Rent or Sell PPR

JamieO

Registered User
Messages
6
I would appreciate advice on whether to retain and rent existing PPR or whether to sell now as we have recently purchased a new family home.

Ages: 38 and 36

Annual gross income from employment or profession: €185K

Type of employment: Private sector; Public sector

Saving - €2,000 monthly jointly which we are using for deposit for recently purchased trade up

Existing PPR:
Rough estimate of value of home:
€250K-€275K
Amount outstanding on your mortgage: €205K
Original Purchase Price: €250K
What interest rate are you paying? 3.1% Haven Variable, €500 monthly mortgage interest
Estimated Rent: €1600pm

New House:
Rough estimate of value of home:
€750K
Amount outstanding on your mortgage: €600K
What interest rate are you paying? 2.7% fixed PTSB, €2335 monthly

Other borrowings – car loans/personal loans etc:
0
Do you pay off your full credit card balance each month?
Yes
Savings:
Investing everything into deposit for new purchase and using cashback for new furnishings
Do you have a pension scheme?
Yes
Do you own any investment or other property? No
Ages of children:
No kids yet - possibly in the future.
Life insurance: Yes

What specific question do you have or what issues are of concern to you?
We recently purchased a larger family home with a lot more space. The existing house will achieve €1600/month in rent and is in great area for renting long term. My original thinking was to retain the house due to strong potential for rental income and long term investment. But selling now will mean I am exempt from CGT on any potential gain. With the current market uncertainty, and from doing some research, I am more inclined to sell now vs my previous thinking of renting. If I decide to sell now, I will end up paying both mortgages for a period until close, a short-term hit that I didn’t anticipate but we could use the cashback from mortgage until the sale goes through. Appreciate any advice.
 
By keeping the property as a rental, I would estimate that you might net somewhere around €4,500pa, after all expenses and taxes.

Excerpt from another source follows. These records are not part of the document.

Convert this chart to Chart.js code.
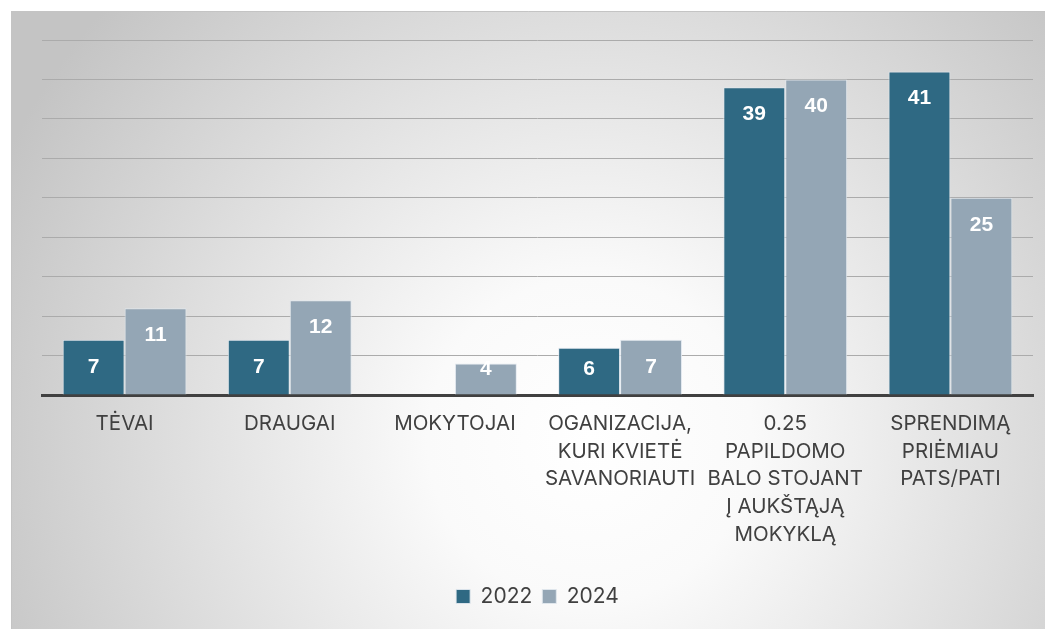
<!DOCTYPE html>
<html>
<head>
<meta charset="utf-8">
<script src="https://cdn.jsdelivr.net/npm/chart.js@4.4.0/dist/chart.umd.min.js"></script>
<style>
  html, body { margin: 0; padding: 0; background: #ffffff; }
  #wrap { width: 1045px; height: 629px; position: relative; }
</style>
</head>
<body>
<div id="wrap"><canvas id="chart"></canvas></div>
<script>
// categories (multi-line, as in the picture)
const categories = [
  ["TĖVAI"],
  ["DRAUGAI"],
  ["MOKYTOJAI"],
  ["OGANIZACIJA,", "KURI KVIETĖ", "SAVANORIAUTI"],
  ["0.25", "PAPILDOMO", "BALO STOJANT", "Į AUKŠTĄJĄ", "MOKYKLĄ"],
  ["SPRENDIMĄ", "PRIĖMIAU", "PATS/PATI"],
];
const values2022 = [7, 7, null, 6, 39, 41];
const values2024 = [11, 12, 4, 7, 40, 25];
const seriesNames = ["2022", "2024"];
const yTicks = { min: 0, max: 45, step: 5 };

// background panel with the soft radial gradient
const panelBackground = {
  id: "panelBackground",
  beforeDraw(chart) {
    const { ctx, width, height } = chart;
    ctx.save();
    const g = ctx.createRadialGradient(590, 440, 0, 590, 440, 650);
    g.addColorStop(0, "#ffffff");
    g.addColorStop(0.25, "#fafafa");
    g.addColorStop(1, "#c4c4c4");
    ctx.fillStyle = g;
    ctx.fillRect(11, 11, width - 11, height - 11);
    ctx.strokeStyle = "#c4c4c4";
    ctx.lineWidth = 1;
    ctx.beginPath();
    ctx.moveTo(11.5, height);
    ctx.lineTo(11.5, 11.5);
    ctx.lineTo(width, 11.5);
    ctx.stroke();
    ctx.restore();
  },
};

// white value labels inside the top of each bar
const valueLabels = {
  id: "valueLabels",
  afterDatasetsDraw(chart) {
    const { ctx } = chart;
    ctx.save();
    ctx.fillStyle = "#ffffff";
    ctx.font = "bold 21px 'Liberation Sans', Arial, sans-serif";
    ctx.textAlign = "center";
    ctx.textBaseline = "middle";
    chart.data.datasets.forEach((ds, i) => {
      chart.getDatasetMeta(i).data.forEach((bar, j) => {
        const v = ds.data[j];
        if (v === null || v === undefined) return;
        const y = Math.min(bar.y + 27, bar.base - 25);
        ctx.fillText(String(v), bar.x, y);
      });
    });
    ctx.restore();
  },
};

new Chart(document.getElementById("chart"), {
  type: "bar",
  data: {
    labels: categories,
    datasets: [
      {
        label: seriesNames[0],
        data: values2022,
        backgroundColor: "#2f6983",
        borderColor: "rgba(225,232,238,0.9)",
        borderWidth: 1,
        categoryPercentage: 0.75,
        barPercentage: 1,
      },
      {
        label: seriesNames[1],
        data: values2024,
        backgroundColor: "#94a6b5",
        borderColor: "rgba(225,232,238,0.9)",
        borderWidth: 1,
        categoryPercentage: 0.75,
        barPercentage: 1,
      },
    ],
  },
  options: {
    responsive: true,
    maintainAspectRatio: false,
    animation: false,
    layout: { padding: { top: 40, left: 42, right: 12, bottom: 12 } },
    scales: {
      x: {
        grid: { display: false, drawTicks: false },
        border: { display: true, color: "#404040", width: 3 },
        ticks: {
          autoSkip: false,
          maxRotation: 0,
          padding: 15,
          color: "#404040",
          font: { family: "Inter, 'Liberation Sans', sans-serif", size: 20.5, lineHeight: 1.35 },
        },
        afterFit(scale) {
          scale.height = 181;
        },
      },
      y: {
        min: yTicks.min,
        max: yTicks.max,
        ticks: { stepSize: yTicks.step, display: false },
        grid: { color: "#ababab", lineWidth: 1, drawTicks: false },
        border: { display: false },
        afterFit(scale) {
          scale.width = 0;
        },
      },
    },
    plugins: {
      legend: {
        position: "bottom",
        labels: {
          color: "#404040",
          boxWidth: 14,
          boxHeight: 14,
          padding: 10,
          font: { family: "Inter, 'Liberation Sans', sans-serif", size: 21 },
        },
      },
      tooltip: { enabled: false },
    },
  },
  plugins: [panelBackground, valueLabels],
});
</script>
</body>
</html>
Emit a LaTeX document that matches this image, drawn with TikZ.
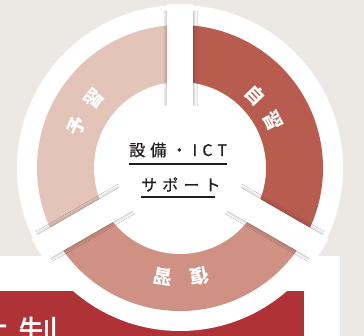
\documentclass[tikz,border=0pt]{standalone}
\usepackage{fontspec}
\newfontfamily\jp{Noto Sans CJK JP}
\newfontfamily\jpsp[LetterSpace=32,FakeBold=0.8]{Noto Sans CJK JP}
\usetikzlibrary{shadows.blur}
\definecolor{bgc}{HTML}{ECE8E3}
\definecolor{hdr}{HTML}{AF3237}
\definecolor{cyoshu}{HTML}{E4C4B9}
\definecolor{cjishu}{HTML}{B95C50}
\definecolor{cfukushu}{HTML}{CE9184}
\definecolor{txt}{HTML}{231F20}
\tikzset{
  lbl/.style={text=white, font=\jp\bfseries\fontsize{19}{19}\selectfont, inner sep=0},
  ctext/.style={text=txt, font=\jpsp\fontsize{16}{16}\selectfont, inner sep=0, anchor=west},
  htext/.style={text=white, font=\jp\fontsize{40}{40}\selectfont, inner sep=0, anchor=base west},
  uline/.style={draw=txt, line width=1.7pt},
  barshadow/.style={blur shadow={shadow xshift=0pt, shadow yshift=0pt, shadow blur radius=4pt, shadow opacity=40}}
}
\begin{document}
\begin{tikzpicture}[x=1pt,y=-1pt]
\useasboundingbox (0,0) rectangle (364,336);
\clip (0,0) rectangle (364,336);
\fill[bgc] (0,0) rectangle (364,336);
\fill[white] (0,256) rectangle (340,336);
\fill[hdr] (0,291) rectangle (304,336);
\node[htext] (h1) at (-32,351) {体};
\node[htext] (h2) at (18,351) {制};
\coordinate (c) at (180,168);
% outer white disc
\fill[white] (c) circle[radius=163pt];
% ring sectors
\fill[cyoshu] (c) -- ([shift={(90:143pt)}]c) arc[start angle=90, end angle=210, radius=143pt] -- cycle;
\fill[cfukushu] (c) -- ([shift={(210:143pt)}]c) arc[start angle=210, end angle=330, radius=143pt] -- cycle;
\fill[cjishu] (c) -- ([shift={(-30:143pt)}]c) arc[start angle=-30, end angle=90, radius=143pt] -- cycle;
\fill[white] (c) circle[radius=86pt];
% separating bars: shadows kept inside the disc
\begin{scope}
  \clip (c) circle[radius=158pt];
  \foreach \r in {0,120,240}{
    \begin{scope}[shift={(c)}, rotate=\r]
      \fill[white, barshadow] (-13pt,0pt) rectangle (13pt,170pt);
    \end{scope}
  }
\end{scope}
\foreach \r in {0,120,240}{
  \begin{scope}[shift={(c)}, rotate=\r]
    \fill[white] (-13pt,0pt) rectangle (13pt,164pt);
  \end{scope}
}
\fill[white] (c) circle[radius=64pt];
% ring labels
\node[lbl, rotate=68] (y1) at ([shift={(158:111pt)}]c) {予};
\node[lbl, rotate=51] (y2) at ([shift={(141:110pt)}]c) {習};
\node[lbl, rotate=-46] (j1) at ([shift={(44:104pt)}]c) {自};
\node[lbl, rotate=-63] (j2) at ([shift={(27:104pt)}]c) {習};
\node[lbl, rotate=190] (f1) at ([shift={(280:110pt)}]c) {復};
\node[lbl, rotate=171] (f2) at ([shift={(261:110pt)}]c) {習};
% centre text
\node[ctext] (t1) at (129,150) {設備・ICT};
\node[ctext] (t2) at (141,184.5) {サポート};
\draw[uline] (129,164) -- (227,164);
\draw[uline] (141,197) -- (215,197);
\end{tikzpicture}
\end{document}
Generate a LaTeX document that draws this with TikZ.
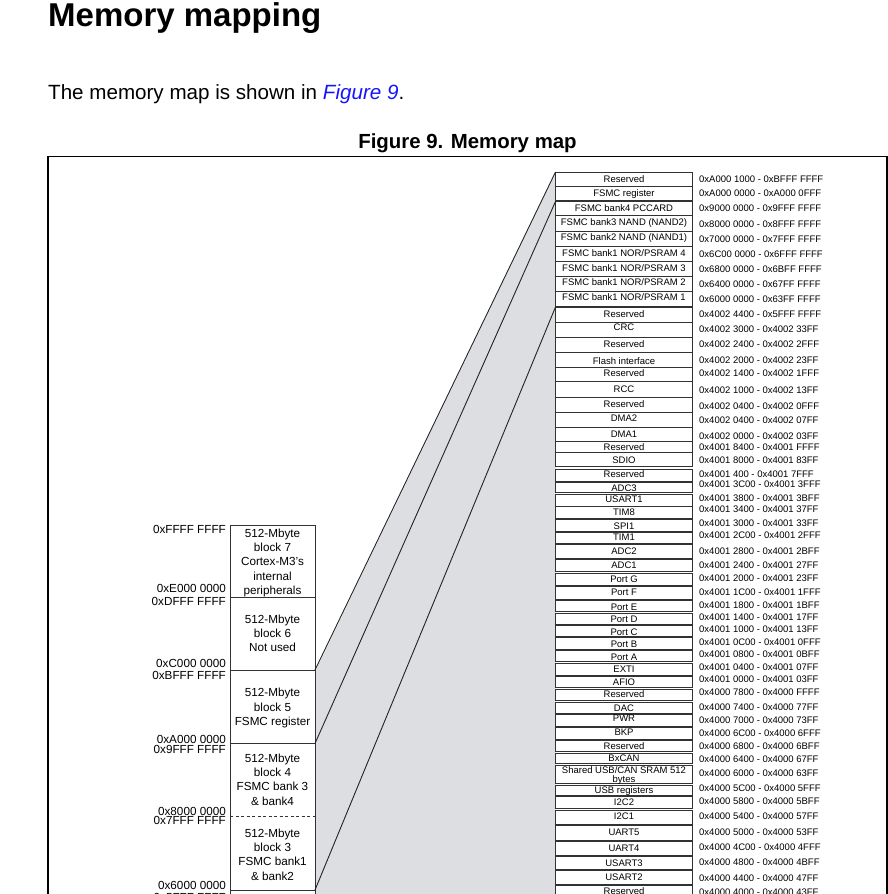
\documentclass[tikz,border=0pt]{standalone}
\usepackage{fontspec}
\setmainfont{Liberation Sans}
\definecolor{boxc}{RGB}{50,50,50}
\definecolor{fanc}{RGB}{35,35,35}
\definecolor{grayfill}{RGB}{221,222,225}
\definecolor{linkblue}{RGB}{20,20,255}
\begin{document}
\begin{tikzpicture}[x=1pt,y=-1pt,
  rowbox/.style={draw=boxc, line width=0.8pt, fill=white, inner sep=0pt, outer sep=0pt, minimum width=137pt},
  rowlab/.style={anchor=base, inner sep=0pt, align=center, font=\fontsize{9.5}{9}\selectfont},
  addr/.style={anchor=base west, inner sep=0pt, font=\fontsize{9.5}{9}\selectfont},
  blk/.style={draw=boxc, line width=0.8pt, fill=white, inner sep=0pt, outer sep=0pt, minimum width=85pt},
  blktxt/.style={anchor=base, inner sep=0pt, align=center, font=\fontsize{11.7}{14.2}\selectfont},
  lab/.style={anchor=base east, inner sep=0pt, font=\fontsize{11.7}{12}\selectfont},
  fan/.style={draw=fanc, line width=0.9pt}]
\useasboundingbox (0,0) rectangle (888,894);
\clip (0,0) rectangle (888,894);

% headings
\node[anchor=base west, inner sep=0pt, font=\fontsize{33}{36}\selectfont\bfseries] (head) at (48,27) {Memory mapping};
\node[anchor=base west, inner sep=0pt, font=\fontsize{20.6}{24}\selectfont] (intro) at (48,99) {The memory map is shown in \textcolor{linkblue}{\itshape Figure 9}.};
\node[anchor=base, inner sep=0pt, font=\fontsize{20.4}{24}\selectfont\bfseries] (ftitle) at (467.5,148.5) {Figure 9. Memory map};

% left column blocks
\node[blk, minimum height=72.5pt] (b7) at (272.5,561.25) {};
\node[blk, minimum height=72.5pt] (b6) at (272.5,633.75) {};
\node[blk, minimum height=73.5pt] (b5) at (272.5,706.75) {};
\node[blk, draw=none, minimum height=73.2pt] (b4) at (272.5,780.1) {};
\node[blk, draw=none, minimum height=73.3pt] (b3) at (272.5,853.35) {};
\node[blk, minimum height=40pt] (b2) at (272.5,910) {};
\draw[boxc, line width=0.8pt] (b4.north west) rectangle (b3.south east);
\draw[boxc, line width=0.8pt, dash pattern=on 3pt off 2.5pt] (b4.south west) -- (b4.south east);

% gray band
\coordinate (g1) at (556,900);
\coordinate (g2) at (316,900);
\path[fill=grayfill] (316,670) -- (556,172) -- (g1) -- (g2) -- cycle;

% right column rows (nodes r1..r52); label y = baseline of last line
\foreach \t/\b/\ly/\lab/\ad/\ay [count=\i] in {
 172/186/179/Reserved/0xA000 1000 - 0xBFFF FFFF/179,
 186/200.5/193.3/FSMC register/0xA000 0000 - 0xA000 0FFF/193.3,
 201.5/215.5/207.7/FSMC bank4 PCCARD/0x9000 0000 - 0x9FFF FFFF/208.3,
 215.5/231/222.3/FSMC bank3 NAND (NAND2)/0x8000 0000 - 0x8FFF FFFF/224.3,
 231/246.5/237.3/FSMC bank2 NAND (NAND1)/0x7000 0000 - 0x7FFF FFFF/239,
 246.5/261.5/253.3/{FSMC bank1 NOR/PSRAM 4}/0x6C00 0000 - 0x6FFF FFFF/254.3,
 261.5/276.5/267.7/{FSMC bank1 NOR/PSRAM 3}/0x6800 0000 - 0x6BFF FFFF/269,
 276.5/291.5/282.3/{FSMC bank1 NOR/PSRAM 2}/0x6400 0000 - 0x67FF FFFF/284,
 291.5/306.5/297.3/{FSMC bank1 NOR/PSRAM 1}/0x6000 0000 - 0x63FF FFFF/299,
 307/322/314/Reserved/0x4002 4400 - 0x5FFF FFFF/314,
 322/337.3/327.3/CRC/0x4002 3000 - 0x4002 33FF/329,
 337.3/352.3/344.3/Reserved/0x4002 2400 - 0x4002 2FFF/344.3,
 352.3/367.3/361/Flash interface/0x4002 2000 - 0x4002 23FF/360,
 367.3/381.7/373/Reserved/0x4002 1400 - 0x4002 1FFF/373,
 381.7/397.3/389/RCC/0x4002 1000 - 0x4002 13FF/390,
 397.3/412.3/403.7/Reserved/0x4002 0400 - 0x4002 0FFF/405.7,
 412.3/427.3/418/DMA2/0x4002 0400 - 0x4002 07FF/420,
 427.3/441/434/DMA1/0x4002 0000 - 0x4002 03FF/435.7,
 441/452.7/446.7/Reserved/0x4001 8400 - 0x4001 FFFF/446.7,
 452.7/466.7/460/SDIO/0x4001 8000 - 0x4001 83FF/460,
 469/481/474.3/Reserved/0x4001 400 - 0x4001 7FFF/474.3,
 482.3/492.3/487.7/ADC3/0x4001 3C00 - 0x4001 3FFF/484.3,
 494.3/506.7/499.3/USART1/0x4001 3800 - 0x4001 3BFF/497.7,
 506.7/518.3/512.3/TIM8/0x4001 3400 - 0x4001 37FF/509.3,
 519.3/531/525.7/SPI1/0x4001 3000 - 0x4001 33FF/522.7,
 532.3/543.3/537.3/TIM1/0x4001 2C00 - 0x4001 2FFF/535.3,
 544.3/558.3/550.7/ADC2/0x4001 2800 - 0x4001 2BFF/550.7,
 559.7/571.7/565/ADC1/0x4001 2400 - 0x4001 27FF/565,
 573.3/585.7/579/Port G/0x4001 2000 - 0x4001 23FF/578.3,
 586.7/599/592.3/Port F/0x4001 1C00 - 0x4001 1FFF/591.7,
 600.7/611.7/606.7/Port E/0x4001 1800 - 0x4001 1BFF/605,
 613.3/624/619.3/Port D/0x4001 1400 - 0x4001 17FF/616.7,
 625/636.7/631.7/Port C/0x4001 1000 - 0x4001 13FF/629.3,
 637.7/649.3/644/Port B/0x4001 0C00 - 0x4001 0FFF/641.7,
 650/661.7/656.7/Port A/0x4001 0800 - 0x4001 0BFF/654,
 663.3/675/669/EXTI/0x4001 0400 - 0x4001 07FF/666.7,
 676/687.3/681.7/AFIO/0x4001 0000 - 0x4001 03FF/679.3,
 689.3/700.7/694.3/Reserved/0x4000 7800 - 0x4000 FFFF/691.7,
 702.7/713.3/707.7/DAC/0x4000 7400 - 0x4000 77FF/707.3,
 714.3/726/718.3/PWR/0x4000 7000 - 0x4000 73FF/720,
 727.3/739.3/732/BKP/0x4000 6C00 - 0x4000 6FFF/732.7,
 740.7/751.7/745.7/Reserved/0x4000 6800 - 0x4000 6BFF/745.7,
 753.3/763.3/758.3/BxCAN/0x4000 6400 - 0x4000 67FF/759,
 765/783.3/779/{Shared USB/CAN SRAM 512\\bytes}/0x4000 6000 - 0x4000 63FF/773.3,
 785/795.7/790/USB registers/0x4000 5C00 - 0x4000 5FFF/788.3,
 796.7/808.3/802.3/I2C2/0x4000 5800 - 0x4000 5BFF/801,
 810/824/815.7/I2C1/0x4000 5400 - 0x4000 57FF/815.7,
 825.7/840/832.3/UART5/0x4000 5000 - 0x4000 53FF/832.3,
 841/855.7/848.3/UART4/0x4000 4C00 - 0x4000 4FFF/847.3,
 856.7/869/863.3/USART3/0x4000 4800 - 0x4000 4BFF/861.7,
 870/884.3/876.7/USART2/0x4000 4400 - 0x4000 47FF/877.7,
 885.7/910/891/Reserved/0x4000 4000 - 0x4000 43FF/891.7}{
  \node[rowbox, minimum height={(\b-\t)*1pt}] (r\i) at (624,{(\t+\b)/2}) {};
  \node[rowlab] (l\i) at (624,\ly+3.4) {\lab};
  \node[addr] (a\i) at (699,\ay+3.4) {\ad};
}

% fan connectors
\draw[fan] (b5.north east) -- (r1.north west);
\draw[fan] (b5.south east) -- (r3.north west);
\draw[fan] (b3.south east) -- (r10.north west);

% outer frame
\draw[black, line width=1.3pt] (48,920) -- (48,156.5) -- (887,156.5) -- (887,920);

% block texts (anchor = baseline of last line)
\node[blktxt] (t7) at (272.5,594.3) {512-Mbyte\\block 7\\Cortex-M3's\\internal\\peripherals};
\node[blktxt] (t6) at (272.5,651.6) {512-Mbyte\\block 6\\Not used};
\node[blktxt] (t5) at (272.5,725.3) {512-Mbyte\\block 5\\FSMC register};
\node[blktxt] (t4) at (272.5,805.1) {512-Mbyte\\block 4\\FSMC bank 3\\\& bank4};
\node[blktxt] (t3) at (272.5,880.1) {512-Mbyte\\block 3\\FSMC bank1\\\& bank2};

% left address labels
\node[lab] (p1) at (226,533.2) {0xFFFF FFFF};
\node[lab] (p2) at (226,592.5) {0xE000 0000};
\node[lab] (p3) at (226,605.2) {0xDFFF FFFF};
\node[lab] (p4) at (226,667.5) {0xC000 0000};
\node[lab] (p5) at (226,679.9) {0xBFFF FFFF};
\node[lab] (p6) at (226,743.5) {0xA000 0000};
\node[lab] (p7) at (226,753.5) {0x9FFF FFFF};
\node[lab] (p8) at (226,815.9) {0x8000 0000};
\node[lab] (p9) at (226,824.2) {0x7FFF FFFF};
\node[lab] (p10) at (226,889.2) {0x6000 0000};
\node[lab] (p11) at (226,901.2) {0x5FFF FFFF};
\end{tikzpicture}
\end{document}
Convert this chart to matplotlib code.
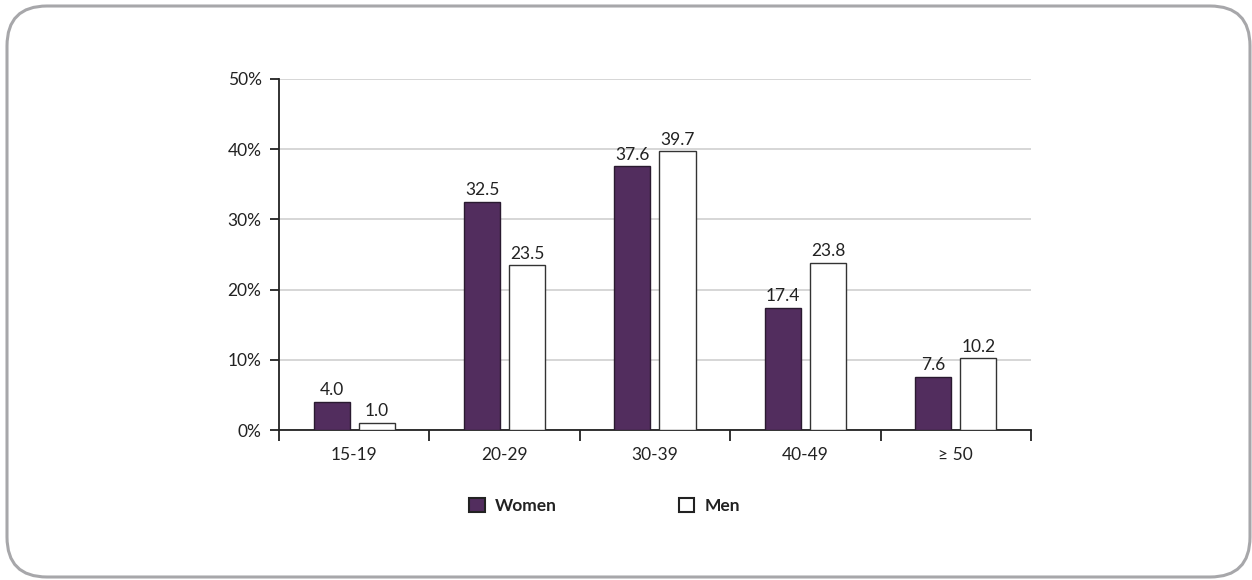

By cashing out the equity (taking the higher valuation) and applying it against the (new) PPR mortgage, you would save €1,890 pa in interest.

Is the €2,600pa differential a sufficient return for all the risk and hassle involved with running a property rental business?
 
Thanks Sarenco. The more I read about rental business the more I think selling is better option. Reviewing one of your other posts I did a quick calculation on net and I come out negative. See calculations below.
A few questions:
1. How did you calculate the €1,890 savings in interest?
2. As I signed up for fixed rate for 3 years on the new house, am I able to pay a lump sum or do I need to wait 3 years?
3. Assuming I can pay off a lump sum, would I not still be better putting the equity to use on stock market for higher return?


Annual Rental Income
19,200
Annual Mortgage Payments
11,256​
Expenses
3,000​
Annual Costs
14,256​
Gross Profit
4,944
Mortgage Interest
5,400​
Relief on Expenses
3,000​
Total Relief
8,400​
Taxable Rental Income
10,800​
Tax at 52%
5,616​
Total Costs inc Tax
19,872​
Net Profit
-672
 
I am in a similar situation.
My interpretation of this is that this is your annual cash flow- which is negative.
For this, you are getting the principal on your mortgage reduced.
Depending on property prices, your equity in your home may increase/remain the same/decrease.
Therefore, it is a low "net yield" property investment, and you are exposed to property price fluctuations which can erode your equity.
I am open to correction on this.
 
As @Amygdala says you don't deduct mortgage principal repayments in calculating your taxable profit. Your calculation shows the cash flow position, which is negative.
1. How did you calculate the €1,890 savings in interest?
2. As I signed up for fixed rate for 3 years on the new house, am I able to pay a lump sum or do I need to wait 3 years?
3. Assuming I can pay off a lump sum, would I not still be better putting the equity to use on stock market for higher return?
1. €70k (i.e. €275k - €205k) @2.7%.
2. Most lenders allow for up to 10% of the principal balance to be paid off without incurring a break fee. I'm not sure about PTSB but in any event the break fee is unlikely to be material.
3. I take the view that it doesn't make sense to invest in equities, outside a pension wrapper, while carrying a mortgage. Our high tax rates skew the risk/reward analysis.
 
Understood, thank you both. I have decided to sell while the market is still strong. It reduces our risk as combined mortgage of 2 houses is over 800K which makes me uncomfortable in the current economic environment. And it takes away the hassle of running a property rental. Now hoping for a quick sale to reduce impact of paying both mortgages.